None of these approaches is the "right" one. What matters is that there's a channel open. That the relationship has a culture where changing your mind is not only allowed but expected.
Reading the Quieter Signals
Not every shifting boundary announces itself with a direct conversation. Sometimes — especially with people who have people-pleasing tendencies or who are newer to articulating their needs — a fading "yes" shows up in subtler ways.
Maybe your partner used to initiate a particular activity and now they never do. Maybe there's a slight hesitation you've started to notice, a shift in their energy during something you used to do together easily. Maybe the enthusiasm just feels... different.
These aren't accusations. They're data. And if you're paying attention — which, in a kinky relationship, you really have to be — they're worth naming gently. Something like, "Hey, I've noticed you seem a little checked out when we do X lately. Is that something you're still into?" opens a door without pressure.
The goal isn't to interrogate your partner. It's to make it safe for them to tell you the truth. Because an honest "I think I'm over that" is infinitely better than a resentful, disconnected "sure, fine."
When You're the One Who's Changed
This goes both directions, obviously. Maybe you're the one who's realized that something you agreed to a while back no longer fits who you are. And maybe you're sitting on that information because you don't want to disappoint your partner, or because you feel like you "should" still be into it since you said you were.
Let that go. Seriously.
Revoking or modifying a previous yes is not a betrayal. It's not a failure of your relationship. It's you doing the honest, brave thing by keeping your partner informed about who you actually are right now. A partner worth having will want to know. They'd rather adjust than keep doing something that's quietly wrong for you.
If you're struggling to find the words, try anchoring it in the present rather than framing it as a reversal. "I've been thinking about X, and I realize I'm not in the same place with it that I used to be" lands very differently than "I never should have agreed to that" — even if both things are true.
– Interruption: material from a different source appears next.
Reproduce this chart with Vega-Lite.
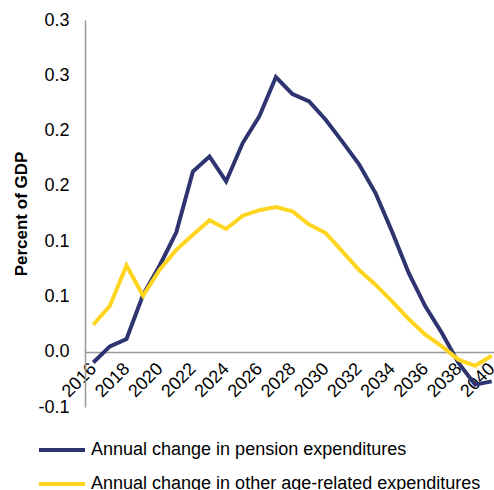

The Trust Paradox: More Check-ins, More Freedom
Here's the thing that surprises a lot of people: couples who regularly revisit consent tend to feel more free in their dynamic, not less. It sounds counterintuitive. Wouldn't all those conversations interrupt the flow? Make everything feel calculated?
In practice, the opposite tends to happen. When both partners know that a "no" or a "not anymore" will be received without drama, they feel safer saying "yes" to things. The yeses mean more because they're not coerced by social pressure or relationship inertia. Spontaneity doesn't die — it actually gets more genuine.
There's also something deeply intimate about being known that fully. When your partner checks in on how you're feeling about your dynamic, they're saying: I see you as someone who keeps growing. I'm not trying to hold you to a version of yourself from three years ago. That's not a mood-killer. That's connection.
Building Your Own Check-in Practice
If this is all new territory for you and your partner, you don't have to overhaul everything at once. Start small. Pick one ritual that creates space for honest reflection — it could be as simple as a post-scene debrief where you both share one thing that felt great and one thing you're curious about. Build from there.
The couples who do this well didn't arrive at a perfect system overnight. They fumbled through awkward conversations, revised their approaches, and kept showing up for each other anyway. That's what makes it work.
Consent in a long-term kinky relationship isn't a destination. It's the road itself — and honestly, it's one of the most interesting parts of the journey.